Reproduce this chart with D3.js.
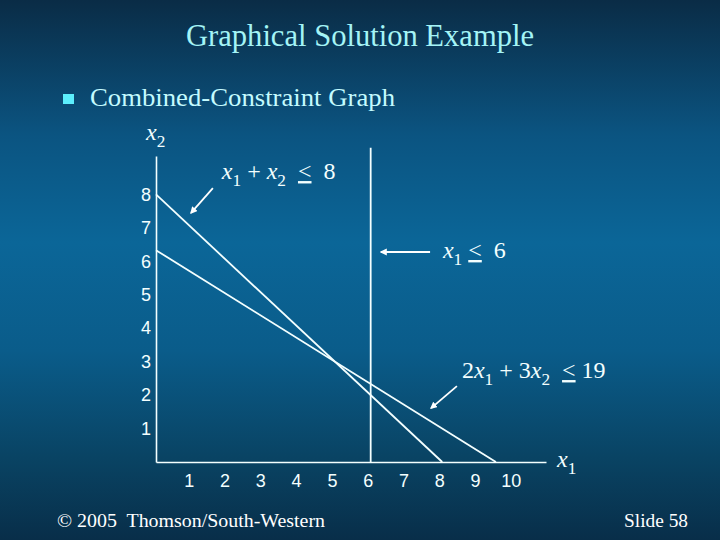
<!DOCTYPE html>
<html>
<head>
<meta charset="utf-8">
<script src="https://cdn.jsdelivr.net/npm/d3@7"></script>
<style>
  html, body { margin: 0; padding: 0; background: #0a2b45; }
  svg { display: block; }
  text { white-space: pre; }
</style>
</head>
<body>
<svg id="chart" width="720" height="540"></svg>
<script>
// ---------- data ----------
const titleText = "Graphical Solution Example";
const bulletText = "Combined-Constraint Graph";
const footerLeft = "© 2005  Thomson/South-Western";
const footerRight = "Slide 58";

const xTicks = [1, 2, 3, 4, 5, 6, 7, 8, 9, 10];
const yTicks = [1, 2, 3, 4, 5, 6, 7, 8];

// constraints: a*x1 + b*x2 <= rhs
const coefA = [1, 1, 2];
const coefB = [1, 0, 3];
const rhs = [8, 6, 19];
// label pieces: [text, role] ; role: n normal, v variable italic, s subscript, le "≤"
const constraintLabels = [
  [["x","v"],["1","s"],[" + ","n"],["x","v"],["2","s"],["  ","n"],["<","le"],["  8","n"]],
  [["x","v"],["1","s"],[" ","n"],["<","le"],["  6","n"]],
  [["2","n"],["x","v"],["1","s"],[" + 3","n"],["x","v"],["2","s"],["  ","n"],["<","le"],[" 19","n"]]
];
// annotation anchors in data units
const labelPos = [[1.84, 8.46], [8.02, 6.1], [8.55, 2.51]];
const arrowFrom = [[1.59, 8.19], [7.66, 6.28], [8.41, 2.27]];
const arrowTo = [[0.98, 7.45], [6.29, 6.28], [7.69, 1.61]];

// ---------- setup ----------
const svg = d3.select("#chart");
const defs = svg.append("defs");
const grad = defs.append("linearGradient").attr("id", "bg")
  .attr("x1", 0).attr("y1", 0).attr("x2", 0).attr("y2", 1);
[[0, "#0a2c46"], [0.25, "#0b5481"], [0.45, "#0b6698"], [0.65, "#0a5c8a"], [0.85, "#094363"], [1, "#082e49"]]
  .forEach(([o, c]) => grad.append("stop").attr("offset", o).attr("stop-color", c));
svg.append("rect").attr("width", 720).attr("height", 540).attr("fill", "url(#bg)");

defs.append("marker").attr("id", "arrow")
  .attr("viewBox", "0 0 10 10").attr("refX", 8).attr("refY", 5)
  .attr("markerWidth", 4).attr("markerHeight", 4).attr("orient", "auto")
  .append("path").attr("d", "M0,0 L10,5 L0,10 z").attr("fill", "#ffffff");

const serif = "'Liberation Serif', 'DejaVu Serif', serif";
const sans = "'Liberation Sans', Arial, sans-serif";

// title
svg.append("text").attr("x", 360).attr("y", 46).attr("text-anchor", "middle")
  .attr("font-family", serif).attr("font-size", 31).attr("fill", "#a4f4f6")
  .attr("textLength", 348).attr("lengthAdjust", "spacingAndGlyphs")
  .text(titleText);

// bullet
svg.append("rect").attr("x", 63).attr("y", 94).attr("width", 11).attr("height", 10).attr("fill", "#5ceefc");
svg.append("text").attr("x", 90).attr("y", 106)
  .attr("font-family", serif).attr("font-size", 26).attr("fill", "#c4fbff")
  .attr("textLength", 305).attr("lengthAdjust", "spacingAndGlyphs")
  .text(bulletText);

// ---------- scales ----------
const x = d3.scaleLinear().domain([0, 10.9]).range([156, 546]);
const y = d3.scaleLinear().domain([0, 9.15]).range([462, 156]);

// axes
const gx = svg.append("g").attr("transform", `translate(0,${y(0)})`)
  .call(d3.axisBottom(x).tickValues(xTicks).tickFormat(d3.format("d")).tickSize(0).tickPadding(12));
const gy = svg.append("g").attr("transform", `translate(${x(0)},0)`)
  .call(d3.axisLeft(y).tickValues(yTicks).tickFormat(d3.format("d")).tickSize(0).tickPadding(5));
[gx, gy].forEach(g => {
  g.select(".domain").attr("stroke", "#f4ffff").attr("stroke-width", 1.6);
  g.selectAll("text").attr("font-family", sans).attr("font-size", 18).attr("fill", "#f4ffff");
});
gx.selectAll(".tick text").attr("dx", -3);

// axis titles
function mathLabel(g, pieces, size) {
  const t = g.append("text").attr("font-family", serif).attr("font-size", size).attr("fill", "#f4ffff");
  let sub = false;
  pieces.forEach(([s, r]) => {
    const ts = t.append("tspan").text(s);
    if (r === "v") ts.attr("font-style", "italic");
    if (r === "s") { ts.attr("font-size", size * 0.72).attr("dy", size * 0.28); sub = true; }
    else if (sub) { ts.attr("dy", -size * 0.28); sub = false; }
    if (r === "le") ts.attr("text-decoration", "underline");
  });
  return t;
}
mathLabel(svg, [["x","v"],["2","s"]], 24).attr("x", 146).attr("y", 140);
mathLabel(svg, [["x","v"],["1","s"]], 24).attr("x", 557).attr("y", 467);

// ---------- constraint lines ----------
const yTop = y.domain()[1];
const lineData = rhs.map((r, i) => {
  if (coefB[i] === 0) return [[r / coefA[i], 0], [r / coefA[i], yTop + 0.25]];
  return [[0, r / coefB[i]], [r / coefA[i], 0]];
});
svg.append("g").selectAll("line").data(lineData).join("line")
  .attr("x1", d => x(d[0][0])).attr("y1", d => y(d[0][1]))
  .attr("x2", d => x(d[1][0])).attr("y2", d => y(d[1][1]))
  .attr("stroke", "#f4ffff").attr("stroke-width", 1.8);

// ---------- annotations ----------
svg.append("g").selectAll("line").data(arrowFrom).join("line")
  .attr("x1", d => x(d[0])).attr("y1", d => y(d[1]))
  .attr("x2", (d, i) => x(arrowTo[i][0])).attr("y2", (d, i) => y(arrowTo[i][1]))
  .attr("stroke", "#ffffff").attr("stroke-width", 1.8).attr("marker-end", "url(#arrow)");

constraintLabels.forEach((pieces, i) => {
  mathLabel(svg, pieces, 24).attr("x", x(labelPos[i][0])).attr("y", y(labelPos[i][1]));
});

// footer
svg.append("text").attr("x", 57).attr("y", 527).attr("font-family", serif)
  .attr("font-size", 18).attr("fill", "#ffffff")
  .attr("textLength", 268).attr("lengthAdjust", "spacingAndGlyphs").text(footerLeft);
svg.append("text").attr("x", 624).attr("y", 527).attr("font-family", serif)
  .attr("font-size", 18).attr("fill", "#ffffff")
  .attr("textLength", 64).attr("lengthAdjust", "spacingAndGlyphs").text(footerRight);
</script>
</body>
</html>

____

Work to be completed
Write out the lines from the start of the material to the line with "const arrowTo = [[0.98, 7.45], [6.29, 6.28], [7.69, 1.61]];", inclusive and exactly. Skip the pictures.

Written response
Reproduce this chart with D3.js.
<!DOCTYPE html>
<html>
<head>
<meta charset="utf-8">
<script src="https://cdn.jsdelivr.net/npm/d3@7"></script>
<style>
  html, body { margin: 0; padding: 0; background: #0a2b45; }
  svg { display: block; }
  text { white-space: pre; }
</style>
</head>
<body>
<svg id="chart" width="720" height="540"></svg>
<script>
// ---------- data ----------
const titleText = "Graphical Solution Example";
const bulletText = "Combined-Constraint Graph";
const footerLeft = "© 2005  Thomson/South-Western";
const footerRight = "Slide 58";

const xTicks = [1, 2, 3, 4, 5, 6, 7, 8, 9, 10];
const yTicks = [1, 2, 3, 4, 5, 6, 7, 8];

// constraints: a*x1 + b*x2 <= rhs
const coefA = [1, 1, 2];
const coefB = [1, 0, 3];
const rhs = [8, 6, 19];
// label pieces: [text, role] ; role: n normal, v variable italic, s subscript, le "≤"
const constraintLabels = [
  [["x","v"],["1","s"],[" + ","n"],["x","v"],["2","s"],["  ","n"],["<","le"],["  8","n"]],
  [["x","v"],["1","s"],[" ","n"],["<","le"],["  6","n"]],
  [["2","n"],["x","v"],["1","s"],[" + 3","n"],["x","v"],["2","s"],["  ","n"],["<","le"],[" 19","n"]]
];
// annotation anchors in data units
const labelPos = [[1.84, 8.46], [8.02, 6.1], [8.55, 2.51]];
const arrowFrom = [[1.59, 8.19], [7.66, 6.28], [8.41, 2.27]];
const arrowTo = [[0.98, 7.45], [6.29, 6.28], [7.69, 1.61]];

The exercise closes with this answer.